Il perché può esserci ancora utile, e interessante, la Commedia, è presto detto:
Perché l'etica su cui si incardina tanta parte di questo Poema sacro "al quale il Nostro ha posto mano e cielo e terra, sì che l'ha fatto per molti anni macro..." (Paradiso, Canto XXV) è quella neotestamentaria, etica che - fra tutte le altre cose - ci richiama alla responsabilità personale delle nostre azioni, a resistere alle tentazioni del potere, a rafforzare la volontà sull'istinto, a condannare ogni forma di corruzione, di fariseismo; a lottare per il giusto, la rettitudine, l'ordine e la pace sociale, la giustizia e la verità.

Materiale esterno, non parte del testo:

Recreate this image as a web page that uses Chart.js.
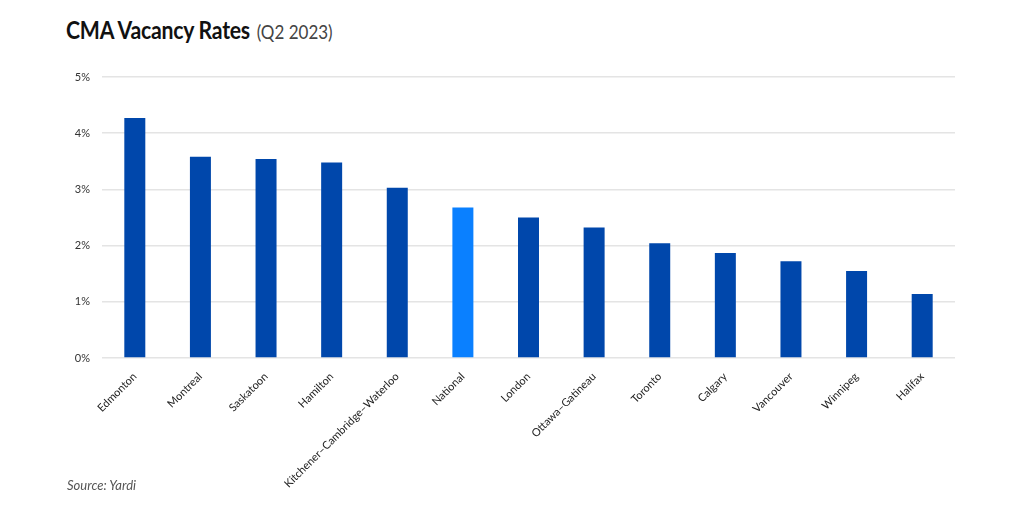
<!DOCTYPE html>
<html>
<head>
<meta charset="utf-8">
<script src="https://cdn.jsdelivr.net/npm/chart.js@4.4.0/dist/chart.umd.min.js"></script>
<style>
    body { margin: 0; background: #fff; }
    #wrap { position: relative; width: 1024px; height: 514px; overflow: hidden; }
    #title {
        position: absolute; left: 66px; top: 14px;
        font-family: Lato, sans-serif; color: #111; white-space: nowrap;
        transform: scaleX(0.85); transform-origin: left top;
    }
    #title b { font-size: 25px; font-weight: 700; letter-spacing: -0.3px; }
    #title span { font-size: 20px; color: #444; margin-left: 8px; }
    #source {
        position: absolute; left: 67px; top: 477px;
        font-family: Lato, sans-serif; font-style: italic; font-size: 13px; color: #555;
    }
    #chartBox { position: absolute; left: 0; top: 0; width: 1024px; height: 514px; }
</style>
</head>
<body>
<div id="wrap">
    <div id="title"><b>CMA Vacancy Rates</b><span>(Q2 2023)</span></div>
    <div id="chartBox"><canvas id="vacancyChart"></canvas></div>
    <div id="source">Source: Yardi</div>
</div>
<script>
const cities = ['Edmonton', 'Montreal', 'Saskatoon', 'Hamilton', 'Kitchener\u2013Cambridge\u2013Waterloo',
    'National', 'London', 'Ottawa\u2013Gatineau', 'Toronto', 'Calgary', 'Vancouver', 'Winnipeg', 'Halifax'];
const vacancyRates = [4.27, 3.58, 3.54, 3.48, 3.03, 2.68, 2.50, 2.32, 2.04, 1.87, 1.72, 1.55, 1.14];
const yTicks = [0, 1, 2, 3, 4, 5];

const cityBlue = '#0047AB';
const nationalBlue = '#0A80FF';

document.addEventListener('DOMContentLoaded', function() {
    const ctx = document.getElementById('vacancyChart').getContext('2d');
    new Chart(ctx, {
        type: 'bar',
        data: {
            labels: cities,
            datasets: [{
                data: vacancyRates,
                backgroundColor: cities.map(c => c === 'National' ? nationalBlue : cityBlue),
                barPercentage: 0.32,
                categoryPercentage: 1.0
            }]
        },
        options: {
            responsive: true,
            maintainAspectRatio: false,
            animation: false,
            layout: {
                padding: { left: 62, right: 69, top: 77, bottom: 26 }
            },
            plugins: {
                legend: { display: false },
                tooltip: { enabled: false }
            },
            scales: {
                x: {
                    grid: { display: false },
                    border: { display: false },
                    ticks: {
                        maxRotation: 45,
                        minRotation: 45,
                        autoSkip: false,
                        padding: 4,
                        color: '#222',
                        font: { family: 'Lato, sans-serif', size: 11 }
                    },
                    afterFit: function(scale) { scale.height = 130; }
                },
                y: {
                    min: 0,
                    max: 5,
                    afterBuildTicks: function(scale) {
                        scale.ticks = yTicks.map(v => ({ value: v }));
                    },
                    grid: { color: '#e4e4e4', lineWidth: 1.5, drawTicks: false },
                    border: { display: false },
                    ticks: {
                        padding: 12,
                        color: '#333',
                        font: { family: 'Lato, sans-serif', size: 11 },
                        callback: v => v + '%'
                    },
                    afterFit: function(scale) { scale.width = 40; }
                }
            }
        }
    });
});
</script>
</body>
</html>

E' un'etica polarizzata, in buona sostanza, intorno al binomio della vigilanza e della sobrietà, di cui la nostra attuale società ha un impellente bisogno.
Vigilanza, vigilare, essere vigilanti, nel linguaggio rigoroso dell' intellettuale cristiano Dante, impegnato in un viaggio di salvezza per sé e per l'umanità intera, significa stare attenti, non lasciarsi sopraffare dagli impulsi, dalla emotività del momento, dalla "matta bestialitate": essere responsabilmente consapevoli sempre degli effetti di ogni nostro atto; saper discernere, non "seguire l'error dei ciechi che si fanno duci", sospettare dei cattivi maestri che danno cattivi esempi; insomma: stare con gli occhi bene aperti per non trovarci impreparati quando è il momento ( monito evangelico, Marco).
Il suo contrario è negligenza, disattenzione, trascuratezza, leggerezza, indolenza, ecc. ecc.
Sobrietà, sempre nel linguaggio laico religioso dell'intellettuale Dante, è da intendere come capacità di controllo, moderazione, serietà, severità, costumatezza, morigeratezza, continenza, temperanza: senso della mèsos, dell'essere misurati, che è l'esatto contrario della "dismisura", sinonimo, in Dante, sempre e comunque, di peccato.